Par contre, les conséquences de l’application d’une telle mesure sont, quant à elles, bien concrètes et visent de vraies personnes. On parle, pour les personnes directement affectées, de pertes d’emplois ou d’abandon de choix de carrière. Indirectement, les personnes qui portent ces signes religieux dans d’autres corps d’emploi, même dans le secteur privé, sont stigmatisées par les discours politiques, ce qui encourage les pires racistes à passer à l’acte en espérant bénéficier de l’impunité.
C’est aussi la garantie de problèmes à venir. Une loi reprenant cette idée serait certainement contestée, et avec succès, dans nos tribunaux, sur la base de la Charte québécoise des droits et libertés de la personne. Ce n’est pas pour rien que le gouvernement de la CAQ évoquait déjà avant son élection la nécessité de recourir à la clause dérogatoire. Celle-ci doit être renouvelée tous les cinq ans. L’option A est donc la garantie d’une crise politique sur la question des signes religieux au minimum à tous les cinq ans. Aucun gouvernement futur ne pourra y échapper tant que nous n’aurons pas opté pour le respect des droits de toutes et tous.
Seule l’option B permet de régler la question une fois pour toutes, avec clarté et fermeté. Nous n’allons pas légaliser certaines formes de discrimination. Nous rejetons l’idée que les personnes doivent cacher leur appartenance religieuse pour exercer certaines professions. Nous dénonçons comme un préjugé sans fondement l’idée que ces personnes seraient moins professionnelles ou incapables d’impartialité. Nous refusons de reconnaître un « droit de ne pas savoir » à quelle confession religieuse appartiennent les personnes que nous côtoyons, peu importe dans quel contexte.
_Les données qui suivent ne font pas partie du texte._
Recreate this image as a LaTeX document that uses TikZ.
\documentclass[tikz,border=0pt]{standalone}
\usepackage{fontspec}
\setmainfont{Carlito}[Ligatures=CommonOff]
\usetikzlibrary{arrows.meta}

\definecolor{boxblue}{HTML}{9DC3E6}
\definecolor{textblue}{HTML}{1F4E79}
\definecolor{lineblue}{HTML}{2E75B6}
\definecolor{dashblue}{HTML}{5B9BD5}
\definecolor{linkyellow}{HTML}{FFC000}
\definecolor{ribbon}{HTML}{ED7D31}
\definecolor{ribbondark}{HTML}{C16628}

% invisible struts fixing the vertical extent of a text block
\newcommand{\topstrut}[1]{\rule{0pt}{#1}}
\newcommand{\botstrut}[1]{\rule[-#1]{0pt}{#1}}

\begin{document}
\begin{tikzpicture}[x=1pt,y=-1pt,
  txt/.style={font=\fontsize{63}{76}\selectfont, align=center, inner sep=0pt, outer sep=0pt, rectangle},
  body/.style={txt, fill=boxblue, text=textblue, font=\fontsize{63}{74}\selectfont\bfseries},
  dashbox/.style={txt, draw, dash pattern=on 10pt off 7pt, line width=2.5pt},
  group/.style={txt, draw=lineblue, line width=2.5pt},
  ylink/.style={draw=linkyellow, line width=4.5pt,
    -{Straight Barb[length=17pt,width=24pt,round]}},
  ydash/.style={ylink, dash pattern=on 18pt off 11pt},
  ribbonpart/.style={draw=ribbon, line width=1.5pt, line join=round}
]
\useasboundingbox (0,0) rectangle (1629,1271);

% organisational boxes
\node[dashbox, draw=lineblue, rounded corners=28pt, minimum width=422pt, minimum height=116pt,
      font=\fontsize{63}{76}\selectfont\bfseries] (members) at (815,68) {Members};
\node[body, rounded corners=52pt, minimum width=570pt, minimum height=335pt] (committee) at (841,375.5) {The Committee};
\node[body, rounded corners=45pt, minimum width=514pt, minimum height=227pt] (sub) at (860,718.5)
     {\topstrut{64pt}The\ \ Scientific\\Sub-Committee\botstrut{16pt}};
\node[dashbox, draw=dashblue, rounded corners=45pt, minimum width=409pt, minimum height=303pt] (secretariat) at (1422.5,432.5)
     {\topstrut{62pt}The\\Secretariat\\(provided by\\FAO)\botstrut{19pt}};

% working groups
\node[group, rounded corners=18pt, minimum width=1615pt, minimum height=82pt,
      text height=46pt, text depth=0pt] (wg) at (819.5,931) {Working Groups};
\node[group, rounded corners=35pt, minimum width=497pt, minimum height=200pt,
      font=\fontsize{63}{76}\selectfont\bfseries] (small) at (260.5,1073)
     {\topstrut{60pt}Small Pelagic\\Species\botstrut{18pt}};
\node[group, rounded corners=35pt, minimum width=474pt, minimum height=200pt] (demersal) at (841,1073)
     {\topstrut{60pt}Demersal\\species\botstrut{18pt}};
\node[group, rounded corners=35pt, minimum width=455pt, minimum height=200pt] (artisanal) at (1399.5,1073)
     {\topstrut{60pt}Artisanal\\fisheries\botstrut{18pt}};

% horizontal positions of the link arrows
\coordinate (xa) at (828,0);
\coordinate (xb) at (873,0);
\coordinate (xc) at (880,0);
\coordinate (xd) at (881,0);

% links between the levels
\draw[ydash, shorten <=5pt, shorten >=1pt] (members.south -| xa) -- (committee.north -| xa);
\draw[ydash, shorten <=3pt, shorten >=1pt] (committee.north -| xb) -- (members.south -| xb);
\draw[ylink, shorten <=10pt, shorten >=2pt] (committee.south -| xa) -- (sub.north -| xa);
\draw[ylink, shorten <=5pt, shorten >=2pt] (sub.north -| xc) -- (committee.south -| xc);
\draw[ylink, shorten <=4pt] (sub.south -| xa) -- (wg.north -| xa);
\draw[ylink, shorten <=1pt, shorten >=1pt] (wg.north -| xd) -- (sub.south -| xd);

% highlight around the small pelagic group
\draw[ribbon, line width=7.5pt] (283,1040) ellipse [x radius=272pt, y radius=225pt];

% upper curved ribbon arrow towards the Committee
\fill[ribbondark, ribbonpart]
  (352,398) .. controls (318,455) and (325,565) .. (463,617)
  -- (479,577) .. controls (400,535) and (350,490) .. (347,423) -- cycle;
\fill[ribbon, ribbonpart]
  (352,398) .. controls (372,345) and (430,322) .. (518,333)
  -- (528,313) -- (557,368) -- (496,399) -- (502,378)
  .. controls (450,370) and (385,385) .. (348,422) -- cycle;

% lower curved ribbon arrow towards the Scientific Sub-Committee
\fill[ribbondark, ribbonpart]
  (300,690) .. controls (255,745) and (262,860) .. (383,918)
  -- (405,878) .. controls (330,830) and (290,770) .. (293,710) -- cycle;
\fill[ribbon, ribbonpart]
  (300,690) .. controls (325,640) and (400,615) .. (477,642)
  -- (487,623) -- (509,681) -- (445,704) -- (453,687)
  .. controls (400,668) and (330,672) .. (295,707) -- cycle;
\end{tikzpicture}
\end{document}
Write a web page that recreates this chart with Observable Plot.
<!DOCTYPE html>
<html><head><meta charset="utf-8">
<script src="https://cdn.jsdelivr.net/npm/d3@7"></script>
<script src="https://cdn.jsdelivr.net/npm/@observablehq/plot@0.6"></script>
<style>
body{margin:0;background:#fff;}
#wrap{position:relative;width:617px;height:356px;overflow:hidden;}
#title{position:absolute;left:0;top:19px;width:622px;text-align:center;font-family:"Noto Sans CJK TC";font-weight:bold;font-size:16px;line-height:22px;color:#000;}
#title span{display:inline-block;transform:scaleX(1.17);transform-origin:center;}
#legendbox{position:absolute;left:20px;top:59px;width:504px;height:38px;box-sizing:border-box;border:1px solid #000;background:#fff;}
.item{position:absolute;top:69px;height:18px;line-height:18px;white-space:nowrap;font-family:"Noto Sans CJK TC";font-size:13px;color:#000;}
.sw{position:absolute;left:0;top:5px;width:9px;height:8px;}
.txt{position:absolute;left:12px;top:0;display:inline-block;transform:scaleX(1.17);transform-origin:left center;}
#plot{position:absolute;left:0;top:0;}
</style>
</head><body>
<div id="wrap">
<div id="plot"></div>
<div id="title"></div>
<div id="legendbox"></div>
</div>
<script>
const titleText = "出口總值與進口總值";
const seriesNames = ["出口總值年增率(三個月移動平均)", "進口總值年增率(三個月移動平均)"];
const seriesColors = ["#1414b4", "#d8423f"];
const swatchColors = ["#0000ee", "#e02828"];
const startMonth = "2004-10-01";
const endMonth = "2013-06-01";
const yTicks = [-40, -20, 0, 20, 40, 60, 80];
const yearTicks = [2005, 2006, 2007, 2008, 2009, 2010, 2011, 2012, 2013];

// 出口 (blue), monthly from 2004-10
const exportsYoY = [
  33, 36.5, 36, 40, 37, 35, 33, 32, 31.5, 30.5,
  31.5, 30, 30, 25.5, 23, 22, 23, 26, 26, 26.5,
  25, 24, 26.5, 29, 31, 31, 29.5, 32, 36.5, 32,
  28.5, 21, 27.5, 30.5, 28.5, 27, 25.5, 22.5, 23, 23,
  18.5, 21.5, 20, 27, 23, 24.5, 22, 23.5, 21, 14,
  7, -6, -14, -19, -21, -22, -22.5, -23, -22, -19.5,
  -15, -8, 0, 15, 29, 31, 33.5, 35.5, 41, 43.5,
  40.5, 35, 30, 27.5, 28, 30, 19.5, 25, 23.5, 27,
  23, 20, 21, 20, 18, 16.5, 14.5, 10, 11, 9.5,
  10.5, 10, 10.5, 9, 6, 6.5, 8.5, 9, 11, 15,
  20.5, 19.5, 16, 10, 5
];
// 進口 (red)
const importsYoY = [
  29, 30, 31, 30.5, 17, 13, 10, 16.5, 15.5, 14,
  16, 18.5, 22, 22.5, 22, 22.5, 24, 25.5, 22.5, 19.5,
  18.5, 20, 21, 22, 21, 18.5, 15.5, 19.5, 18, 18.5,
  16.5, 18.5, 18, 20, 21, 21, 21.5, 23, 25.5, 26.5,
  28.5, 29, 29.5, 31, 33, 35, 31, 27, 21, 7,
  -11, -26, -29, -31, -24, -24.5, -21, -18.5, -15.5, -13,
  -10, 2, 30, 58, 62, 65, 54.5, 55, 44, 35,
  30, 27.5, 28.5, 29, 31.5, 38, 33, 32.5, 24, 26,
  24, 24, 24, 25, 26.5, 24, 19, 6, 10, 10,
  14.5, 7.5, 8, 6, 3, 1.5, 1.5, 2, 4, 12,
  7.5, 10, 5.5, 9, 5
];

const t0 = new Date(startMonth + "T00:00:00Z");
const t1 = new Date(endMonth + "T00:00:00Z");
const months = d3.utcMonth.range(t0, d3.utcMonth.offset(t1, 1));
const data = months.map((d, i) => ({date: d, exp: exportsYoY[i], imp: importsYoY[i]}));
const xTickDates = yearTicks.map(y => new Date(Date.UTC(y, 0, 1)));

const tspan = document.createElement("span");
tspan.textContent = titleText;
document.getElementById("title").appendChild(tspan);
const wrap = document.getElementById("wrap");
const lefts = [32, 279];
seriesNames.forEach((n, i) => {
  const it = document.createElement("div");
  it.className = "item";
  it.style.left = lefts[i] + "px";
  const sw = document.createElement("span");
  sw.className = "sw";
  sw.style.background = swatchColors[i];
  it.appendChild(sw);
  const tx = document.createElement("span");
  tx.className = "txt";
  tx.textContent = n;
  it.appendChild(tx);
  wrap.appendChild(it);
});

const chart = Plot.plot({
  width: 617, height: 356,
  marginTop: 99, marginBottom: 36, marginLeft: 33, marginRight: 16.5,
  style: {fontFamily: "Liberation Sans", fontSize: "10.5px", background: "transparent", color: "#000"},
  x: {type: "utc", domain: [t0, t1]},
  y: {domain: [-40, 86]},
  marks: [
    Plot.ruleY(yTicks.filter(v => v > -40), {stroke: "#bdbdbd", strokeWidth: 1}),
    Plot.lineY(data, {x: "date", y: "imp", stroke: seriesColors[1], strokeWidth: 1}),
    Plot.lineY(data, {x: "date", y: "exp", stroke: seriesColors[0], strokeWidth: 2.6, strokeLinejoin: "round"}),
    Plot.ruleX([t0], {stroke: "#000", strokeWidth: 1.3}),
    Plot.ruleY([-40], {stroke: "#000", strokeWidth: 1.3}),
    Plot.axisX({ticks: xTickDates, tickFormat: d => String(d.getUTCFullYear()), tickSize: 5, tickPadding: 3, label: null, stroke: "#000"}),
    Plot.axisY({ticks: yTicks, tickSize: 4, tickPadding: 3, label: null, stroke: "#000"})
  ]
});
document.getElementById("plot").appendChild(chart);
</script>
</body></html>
Je suis profondément convaincu que nous pouvons gagner ce débat dans la population. Nous pouvons le faire bien mieux que les Libéraux précisément parce qu’il est lié, pour nous, à un projet collectif ambitieux, celui de la réalisation de l’indépendance à travers une démarche collective ouverte à toute la population, dans sa plus grande diversité. Nous n’opposons pas les droits individuels et le projet collectif. C’est en respectant les droits de tous et toutes et par une politique d’inclusion que nous pouvons rassembler toute la population autour de la recherche du bien commun. C’est en proposant une indépendance avec du contenu démocratique, social et écologique que nous pourrons rallier plus de 3 millions de Québécoises et de Québécois de toutes origines et de toutes les convictions spirituelles à notre projet. Se contenter d’horizons plus étroits ne peut mener qu’à l’échec, la démobilisation et le triomphe de la politique du ressentiment et de l’individualisme exacerbé.